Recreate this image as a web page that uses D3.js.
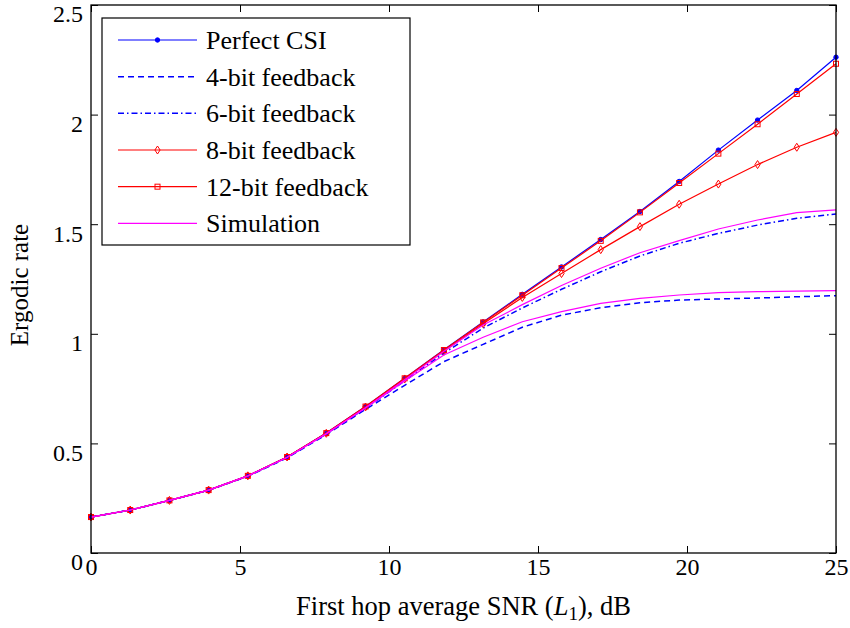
<!DOCTYPE html>
<html>
<head>
<meta charset="utf-8">
<script src="https://cdn.jsdelivr.net/npm/d3@7"></script>
<style>
    body { margin: 0; background: #fff; }
    svg text { font-family: "Liberation Serif", "Times New Roman", serif; fill: #000; }
</style>
</head>
<body>
<svg id="chart" width="850" height="628"></svg>
<script>
// SNR points (dB)
var snr = [0, 1.316, 2.632, 3.947, 5.263, 6.579, 7.895, 9.211, 10.526, 11.842,
           13.158, 14.474, 15.789, 17.105, 18.421, 19.737, 21.053, 22.368, 23.684, 25];

var perfectCsi = [0.164, 0.196, 0.240, 0.287, 0.352, 0.438, 0.547, 0.668, 0.797, 0.927,
                  1.054, 1.180, 1.305, 1.430, 1.558, 1.695, 1.838, 1.975, 2.110, 2.262];
var bit4 = [0.164, 0.196, 0.240, 0.286, 0.350, 0.434, 0.540, 0.655, 0.765, 0.873,
            0.952, 1.030, 1.085, 1.119, 1.142, 1.154, 1.159, 1.163, 1.169, 1.174];
var bit6 = [0.164, 0.196, 0.240, 0.287, 0.351, 0.436, 0.543, 0.660, 0.785, 0.912,
            1.026, 1.118, 1.203, 1.283, 1.355, 1.413, 1.458, 1.496, 1.527, 1.547];
var bit8 = [0.164, 0.196, 0.240, 0.287, 0.352, 0.438, 0.546, 0.666, 0.794, 0.920,
            1.046, 1.166, 1.275, 1.384, 1.489, 1.591, 1.683, 1.772, 1.851, 1.919];
var bit12 = [0.164, 0.196, 0.240, 0.287, 0.352, 0.438, 0.547, 0.668, 0.797, 0.926,
             1.052, 1.176, 1.300, 1.424, 1.554, 1.688, 1.822, 1.956, 2.094, 2.232];
var sim4 = [0.164, 0.196, 0.240, 0.287, 0.351, 0.436, 0.543, 0.662, 0.785, 0.903,
            0.984, 1.055, 1.101, 1.139, 1.162, 1.177, 1.188, 1.192, 1.195, 1.197];
var sim6 = [0.164, 0.196, 0.240, 0.287, 0.352, 0.437, 0.545, 0.663, 0.790, 0.920,
            1.040, 1.133, 1.220, 1.299, 1.370, 1.425, 1.478, 1.519, 1.553, 1.565];

var xTicks = [0, 5, 10, 15, 20, 25];
var yTicks = [0, 0.5, 1, 1.5, 2, 2.5];
var legendNames = ["Perfect CSI", "4-bit feedback", "6-bit feedback", "8-bit feedback", "12-bit feedback", "Simulation"];

var margin = {left: 91, right: 14, top: 5, bottom: 75};
var width = 850 - margin.left - margin.right;
var height = 628 - margin.top - margin.bottom;

var svg = d3.select("#chart");
var g = svg.append("g").attr("transform", "translate(" + margin.left + "," + margin.top + ")");

var x = d3.scaleLinear().domain([0, 25]).range([0, width]);
var y = d3.scaleLinear().domain([0, 2.5]).range([height, 0]);

// series definitions (style only; values come from arrays above)
var series = [
    {name: legendNames[0], values: perfectCsi, color: "#0000ff", dash: null, marker: "dot"},
    {name: legendNames[1], values: bit4, color: "#0000ff", dash: "6,4", marker: null, w: 1.5},
    {name: legendNames[2], values: bit6, color: "#0000ff", dash: "6,3,1.5,3", marker: null, w: 1.5},
    {name: legendNames[3], values: bit8, color: "#ff0000", dash: null, marker: "diamond"},
    {name: legendNames[4], values: bit12, color: "#ff0000", dash: null, marker: "square"},
    {name: legendNames[5], values: sim4, color: "#ff00ff", dash: null, marker: null},
    {name: null, values: sim6, color: "#ff00ff", dash: null, marker: null}
];

var line = d3.line()
    .x(function(d, i) { return x(snr[i]); })
    .y(function(d) { return y(d); });

function drawMarker(sel, type, color) {
    if (type === "dot") {
        sel.append("circle").attr("r", 2.2).attr("fill", color).attr("stroke", color);
    } else if (type === "diamond") {
        sel.append("path").attr("d", "M0,-4L2.6,0L0,4L-2.6,0Z")
            .attr("fill", "none").attr("stroke", color).attr("stroke-width", 1);
    } else if (type === "square") {
        sel.append("rect").attr("x", -2.5).attr("y", -2.5).attr("width", 5).attr("height", 5)
            .attr("fill", "none").attr("stroke", color).attr("stroke-width", 1);
    }
}

// plot lines
series.forEach(function(s) {
    g.append("path")
        .datum(s.values)
        .attr("d", line)
        .attr("fill", "none")
        .attr("stroke", s.color)
        .attr("stroke-width", s.w || 1.2)
        .attr("stroke-dasharray", s.dash);

    if (s.marker) {
        g.selectAll(null)
            .data(s.values)
            .enter()
            .append("g")
            .attr("transform", function(d, i) { return "translate(" + x(snr[i]) + "," + y(d) + ")"; })
            .each(function() { drawMarker(d3.select(this), s.marker, s.color); });
    }
});

// axes box
g.append("rect")
    .attr("width", width).attr("height", height)
    .attr("fill", "none").attr("stroke", "#000").attr("stroke-width", 1.3);

var tickLen = 7;
var xAxis = d3.axisBottom(x).tickValues(xTicks).tickSize(-tickLen).tickPadding(5).tickFormat(d3.format("d"));
var yAxis = d3.axisLeft(y).tickValues(yTicks).tickSize(-tickLen).tickPadding(8).tickFormat(function(d) { return d; });

var xg = g.append("g").attr("transform", "translate(0," + height + ")").call(xAxis);
var yg = g.append("g").call(yAxis);
g.append("g").call(d3.axisTop(x).tickValues(xTicks).tickSize(-tickLen).tickFormat(""));
g.append("g").attr("transform", "translate(" + width + ",0)")
    .call(d3.axisRight(y).tickValues(yTicks).tickSize(-tickLen).tickFormat(""));

svg.selectAll(".domain").remove();
svg.selectAll(".tick line").attr("stroke", "#000").attr("stroke-width", 1);
xg.selectAll("text").style("font-size", "24px");
yg.selectAll("text").style("font-size", "24px").attr("dy", "0.7em");

// axis titles
var xt = svg.append("text")
    .attr("x", margin.left + width / 2)
    .attr("y", 615)
    .attr("text-anchor", "middle")
    .style("font-size", "26.5px");
xt.append("tspan").text("First hop average SNR (");
xt.append("tspan").style("font-style", "italic").text("L");
xt.append("tspan").attr("dy", 5).style("font-size", "19px").text("1");
xt.append("tspan").attr("dy", -5).text("), dB");

svg.append("text")
    .attr("transform", "translate(28,285) rotate(-90)")
    .attr("text-anchor", "middle")
    .style("font-size", "25px")
    .text("Ergodic rate");

// legend
var legend = svg.append("g").attr("transform", "translate(102,18)");
legend.append("rect")
    .attr("width", 308).attr("height", 227)
    .attr("fill", "#fff").attr("stroke", "#000").attr("stroke-width", 1.2);

var rowH = 36.67;
series.filter(function(s) { return s.name; }).forEach(function(s, i) {
    var row = legend.append("g").attr("transform", "translate(0," + (22 + i * rowH) + ")");
    row.append("line")
        .attr("x1", 16).attr("x2", 95)
        .attr("stroke", s.color)
        .attr("stroke-width", s.w || 1.2)
        .attr("stroke-dasharray", s.dash);
    if (s.marker) {
        var m = row.append("g").attr("transform", "translate(55.5,0)");
        drawMarker(m, s.marker, s.color);
    }
    row.append("text")
        .attr("x", 104)
        .attr("dy", "0.35em")
        .style("font-size", "26px")
        .text(s.name);
});
</script>
</body>
</html>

——

▶ [Stated problem]
Set the data above down again exactly as given, with no pictures.

▶ [Exercise output]
Recreate this image as a web page that uses D3.js.
<!DOCTYPE html>
<html>
<head>
<meta charset="utf-8">
<script src="https://cdn.jsdelivr.net/npm/d3@7"></script>
<style>
    body { margin: 0; background: #fff; }
    svg text { font-family: "Liberation Serif", "Times New Roman", serif; fill: #000; }
</style>
</head>
<body>
<svg id="chart" width="850" height="628"></svg>
<script>
// SNR points (dB)
var snr = [0, 1.316, 2.632, 3.947, 5.263, 6.579, 7.895, 9.211, 10.526, 11.842,
           13.158, 14.474, 15.789, 17.105, 18.421, 19.737, 21.053, 22.368, 23.684, 25];

var perfectCsi = [0.164, 0.196, 0.240, 0.287, 0.352, 0.438, 0.547, 0.668, 0.797, 0.927,
                  1.054, 1.180, 1.305, 1.430, 1.558, 1.695, 1.838, 1.975, 2.110, 2.262];
var bit4 = [0.164, 0.196, 0.240, 0.286, 0.350, 0.434, 0.540, 0.655, 0.765, 0.873,
            0.952, 1.030, 1.085, 1.119, 1.142, 1.154, 1.159, 1.163, 1.169, 1.174];
var bit6 = [0.164, 0.196, 0.240, 0.287, 0.351, 0.436, 0.543, 0.660, 0.785, 0.912,
            1.026, 1.118, 1.203, 1.283, 1.355, 1.413, 1.458, 1.496, 1.527, 1.547];
var bit8 = [0.164, 0.196, 0.240, 0.287, 0.352, 0.438, 0.546, 0.666, 0.794, 0.920,
            1.046, 1.166, 1.275, 1.384, 1.489, 1.591, 1.683, 1.772, 1.851, 1.919];
var bit12 = [0.164, 0.196, 0.240, 0.287, 0.352, 0.438, 0.547, 0.668, 0.797, 0.926,
             1.052, 1.176, 1.300, 1.424, 1.554, 1.688, 1.822, 1.956, 2.094, 2.232];
var sim4 = [0.164, 0.196, 0.240, 0.287, 0.351, 0.436, 0.543, 0.662, 0.785, 0.903,
            0.984, 1.055, 1.101, 1.139, 1.162, 1.177, 1.188, 1.192, 1.195, 1.197];
var sim6 = [0.164, 0.196, 0.240, 0.287, 0.352, 0.437, 0.545, 0.663, 0.790, 0.920,
            1.040, 1.133, 1.220, 1.299, 1.370, 1.425, 1.478, 1.519, 1.553, 1.565];

var xTicks = [0, 5, 10, 15, 20, 25];
var yTicks = [0, 0.5, 1, 1.5, 2, 2.5];
var legendNames = ["Perfect CSI", "4-bit feedback", "6-bit feedback", "8-bit feedback", "12-bit feedback", "Simulation"];

var margin = {left: 91, right: 14, top: 5, bottom: 75};
var width = 850 - margin.left - margin.right;
var height = 628 - margin.top - margin.bottom;

var svg = d3.select("#chart");
var g = svg.append("g").attr("transform", "translate(" + margin.left + "," + margin.top + ")");

var x = d3.scaleLinear().domain([0, 25]).range([0, width]);
var y = d3.scaleLinear().domain([0, 2.5]).range([height, 0]);

// series definitions (style only; values come from arrays above)
var series = [
    {name: legendNames[0], values: perfectCsi, color: "#0000ff", dash: null, marker: "dot"},
    {name: legendNames[1], values: bit4, color: "#0000ff", dash: "6,4", marker: null, w: 1.5},
    {name: legendNames[2], values: bit6, color: "#0000ff", dash: "6,3,1.5,3", marker: null, w: 1.5},
    {name: legendNames[3], values: bit8, color: "#ff0000", dash: null, marker: "diamond"},
    {name: legendNames[4], values: bit12, color: "#ff0000", dash: null, marker: "square"},
    {name: legendNames[5], values: sim4, color: "#ff00ff", dash: null, marker: null},
    {name: null, values: sim6, color: "#ff00ff", dash: null, marker: null}
];

var line = d3.line()
    .x(function(d, i) { return x(snr[i]); })
    .y(function(d) { return y(d); });

function drawMarker(sel, type, color) {
    if (type === "dot") {
        sel.append("circle").attr("r", 2.2).attr("fill", color).attr("stroke", color);
    } else if (type === "diamond") {
        sel.append("path").attr("d", "M0,-4L2.6,0L0,4L-2.6,0Z")
            .attr("fill", "none").attr("stroke", color).attr("stroke-width", 1);
    } else if (type === "square") {
        sel.append("rect").attr("x", -2.5).attr("y", -2.5).attr("width", 5).attr("height", 5)
            .attr("fill", "none").attr("stroke", color).attr("stroke-width", 1);
    }
}

// plot lines
series.forEach(function(s) {
    g.append("path")
        .datum(s.values)
        .attr("d", line)
        .attr("fill", "none")
        .attr("stroke", s.color)
        .attr("stroke-width", s.w || 1.2)
        .attr("stroke-dasharray", s.dash);

    if (s.marker) {
        g.selectAll(null)
            .data(s.values)
            .enter()
            .append("g")
            .attr("transform", function(d, i) { return "translate(" + x(snr[i]) + "," + y(d) + ")"; })
            .each(function() { drawMarker(d3.select(this), s.marker, s.color); });
    }
});

// axes box
g.append("rect")
    .attr("width", width).attr("height", height)
    .attr("fill", "none").attr("stroke", "#000").attr("stroke-width", 1.3);

var tickLen = 7;
var xAxis = d3.axisBottom(x).tickValues(xTicks).tickSize(-tickLen).tickPadding(5).tickFormat(d3.format("d"));
var yAxis = d3.axisLeft(y).tickValues(yTicks).tickSize(-tickLen).tickPadding(8).tickFormat(function(d) { return d; });

var xg = g.append("g").attr("transform", "translate(0," + height + ")").call(xAxis);
var yg = g.append("g").call(yAxis);
g.append("g").call(d3.axisTop(x).tickValues(xTicks).tickSize(-tickLen).tickFormat(""));
g.append("g").attr("transform", "translate(" + width + ",0)")
    .call(d3.axisRight(y).tickValues(yTicks).tickSize(-tickLen).tickFormat(""));

svg.selectAll(".domain").remove();
svg.selectAll(".tick line").attr("stroke", "#000").attr("stroke-width", 1);
xg.selectAll("text").style("font-size", "24px");
yg.selectAll("text").style("font-size", "24px").attr("dy", "0.7em");

// axis titles
var xt = svg.append("text")
    .attr("x", margin.left + width / 2)
    .attr("y", 615)
    .attr("text-anchor", "middle")
    .style("font-size", "26.5px");
xt.append("tspan").text("First hop average SNR (");
xt.append("tspan").style("font-style", "italic").text("L");
xt.append("tspan").attr("dy", 5).style("font-size", "19px").text("1");
xt.append("tspan").attr("dy", -5).text("), dB");

svg.append("text")
    .attr("transform", "translate(28,285) rotate(-90)")
    .attr("text-anchor", "middle")
    .style("font-size", "25px")
    .text("Ergodic rate");

// legend
var legend = svg.append("g").attr("transform", "translate(102,18)");
legend.append("rect")
    .attr("width", 308).attr("height", 227)
    .attr("fill", "#fff").attr("stroke", "#000").attr("stroke-width", 1.2);

var rowH = 36.67;
series.filter(function(s) { return s.name; }).forEach(function(s, i) {
    var row = legend.append("g").attr("transform", "translate(0," + (22 + i * rowH) + ")");
    row.append("line")
        .attr("x1", 16).attr("x2", 95)
        .attr("stroke", s.color)
        .attr("stroke-width", s.w || 1.2)
        .attr("stroke-dasharray", s.dash);
    if (s.marker) {
        var m = row.append("g").attr("transform", "translate(55.5,0)");
        drawMarker(m, s.marker, s.color);
    }
    row.append("text")
        .attr("x", 104)
        .attr("dy", "0.35em")
        .style("font-size", "26px")
        .text(s.name);
});
</script>
</body>
</html>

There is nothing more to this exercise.